Proposed changes to the Water Act would shift the burden of paying for important environmental works like fish ladders and carp exclusion devices onto the underfunded Commonwealth Environmental Water Holder, the Australian Conservation Foundation said.

The amendments were introduced to Parliament today by Agriculture & Water Minister Barnaby Joyce.

“The government seems determined to erode funding to the environment, while it continues to pump subsidies worth $2.5 million a day into irrigated agriculture in the Murray-Darling Basin,” said ACF’s acting campaigns director Jonathan La Nauze.

“There is clearly no shortage of money, just a bias towards subsidising private industries instead of investing public money in the health of rivers that benefit everyone.

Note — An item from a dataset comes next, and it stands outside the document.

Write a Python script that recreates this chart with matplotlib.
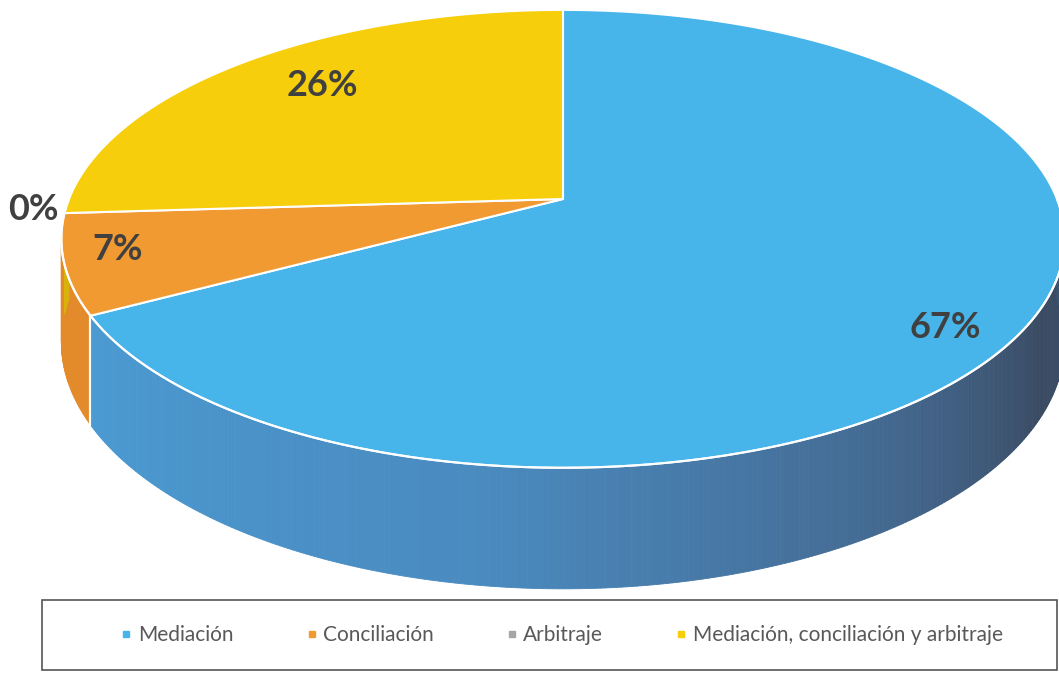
import numpy as np
import matplotlib
matplotlib.use("Agg")
import matplotlib.pyplot as plt
from matplotlib.patches import Polygon, Rectangle
from matplotlib.lines import Line2D

# data
labels = ["Mediación", "Conciliación", "Arbitraje", "Mediación, conciliación y arbitraje"]
values = [67, 7, 0, 26]
top_colors = ["#47b4ea", "#f29a32", "#a5a5a5", "#f6ce0b"]
side_colors = ["#4a9fd6", "#e38a2a", "#8f8f8f", "#d9b20a"]

W, H = 1059, 673
fig = plt.figure(figsize=(W / 100, H / 100), dpi=100)
ax = fig.add_axes([0, 0, 1, 1])
ax.set_xlim(0, W)
ax.set_ylim(H, 0)
ax.axis("off")

# simple perspective projection of a unit disk (pixel space)
CX, CY = 563, 199
A, B, P = 494, 222, 0.174
DEPTH = 100


def proj(theta_deg, down=0.0):
    t = np.radians(theta_deg)
    X, Z = np.cos(t), -np.sin(t)
    w = 1 - P * Z
    return CX + A * X / w, CY + (B * Z + down) / w


# slice angles: Excel style, start at 12 o'clock and go clockwise
fracs = np.array(values, dtype=float) / sum(values)
bounds = 90 - 360 * np.concatenate([[0], np.cumsum(fracs)])

blue_ramp = [(0.0, "#4aa3dc"), (0.45, "#4a8bc0"), (0.68, "#446a92"),
             (0.85, "#3a4a62"), (1.0, "#3d5570")]


def ramp(f):
    for (f0, c0), (f1, c1) in zip(blue_ramp[:-1], blue_ramp[1:]):
        if f <= f1:
            c0 = np.array(matplotlib.colors.to_rgb(c0))
            c1 = np.array(matplotlib.colors.to_rgb(c1))
            return tuple(c0 + (c1 - c0) * (f - f0) / (f1 - f0))
    return blue_ramp[-1][1]


# side walls (visible near half: math angles -180..0)
for i in range(len(values)):
    t_hi, t_lo = bounds[i], bounds[i + 1]
    if t_hi - t_lo <= 0:
        continue
    for shift in (-360, 0, 360):
        a0 = max(t_lo + shift, -180)
        a1 = min(t_hi + shift, 0)
        if a1 <= a0:
            continue
        ts = np.linspace(a0, a1, max(int((a1 - a0) * 2), 2))
        for k in range(len(ts) - 1):
            x0, y0 = proj(ts[k])
            x1, y1 = proj(ts[k + 1])
            _, b0 = proj(ts[k], DEPTH)
            _, b1 = proj(ts[k + 1], DEPTH)
            f = (ts[k] + 180) / 180.0
            col = ramp(f) if i == 0 else side_colors[i]
            ax.add_patch(Polygon([(x0, y0), (x1, y1), (x1, b1), (x0, b0)],
                                 closed=True, facecolor=col, edgecolor=col, lw=0.6))
        # white edge where two slices meet on the side
        for a in (a0, a1):
            if -170 < a < -10:
                xe, ye = proj(a)
                _, be = proj(a, DEPTH)
                ax.plot([xe, xe], [ye, be], color="white", lw=1.5)

# top surface
for i in range(len(values)):
    t_hi, t_lo = bounds[i], bounds[i + 1]
    if t_hi - t_lo <= 0:
        continue
    ts = np.linspace(t_hi, t_lo, 200)
    pts = [(CX, CY)] + [proj(t) for t in ts]
    ax.add_patch(Polygon(pts, closed=True, facecolor=top_colors[i],
                         edgecolor="white", lw=1.5, joinstyle="miter"))

# white rim line between top and side
ts = np.linspace(-180, 0, 300)
rim = np.array([proj(t) for t in ts])
ax.plot(rim[:, 0], rim[:, 1], color="white", lw=1.5)

# percentage labels
label_pos = [(945, 327), (118, 250), (33, 210), (322, 85)]
for v, (lx, ly) in zip(values, label_pos):
    ax.text(lx, ly, f"{v}%", ha="center", va="center", fontsize=26,
            fontweight="bold", color="#404040", family="Lato")

# legend
fig.patches.append(Rectangle((42 / W, 1 - 670 / H), 1015 / W, 70 / H,
                             transform=fig.transFigure, facecolor="none",
                             edgecolor="#555555", lw=1.2))
handles = [Line2D([], [], marker="s", ls="none", markersize=5,
                  markerfacecolor=c, markeredgecolor=c) for c in top_colors]
leg = ax.legend(handles, labels, loc="center", ncol=4, frameon=False,
                bbox_to_anchor=(562 / W, 1 - 635 / H), bbox_transform=fig.transFigure,
                handlelength=0.5, handletextpad=0.3, columnspacing=3.5,
                prop={"family": "Lato", "size": 15})
for t in leg.get_texts():
    t.set_color("#595959")

fig.savefig("out.png", dpi=100)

“Conservation groups did not argue for these amendments; the irrigation lobby did. 

“The amendments would shift the burden of paying for environmental works, such as fish ladders, onto the already underfunded Commonwealth Environmental Water Holder – an important office established in 2007 when Malcolm Turnbull was Environment Minister.

“The proposed changes create an incentive for government agencies to defund existing programs and make the Environmental Water Holder responsible for funding unlimited ‘environmental activities’.  There is nothing in the legislation to prevent cost-shifting.

“If the government was serious about environmental health it would restore funding to the Native Fish Strategy and other important programs, not expect the environment to auction off its only asset, water, in order to pay for basic infrastructure.

“ACF acknowledges the improvements to Indigenous engagement envisaged by the proposed amendments to the Act,” Mr La Nauze said.

“ACF calls on Minister Joyce to explain how the proposed changes will not result in a net loss of environmental water and to reveal where ongoing funding for the Commonwealth Environmental Water Holder and the revived Sustainable Rivers Audit will come from.”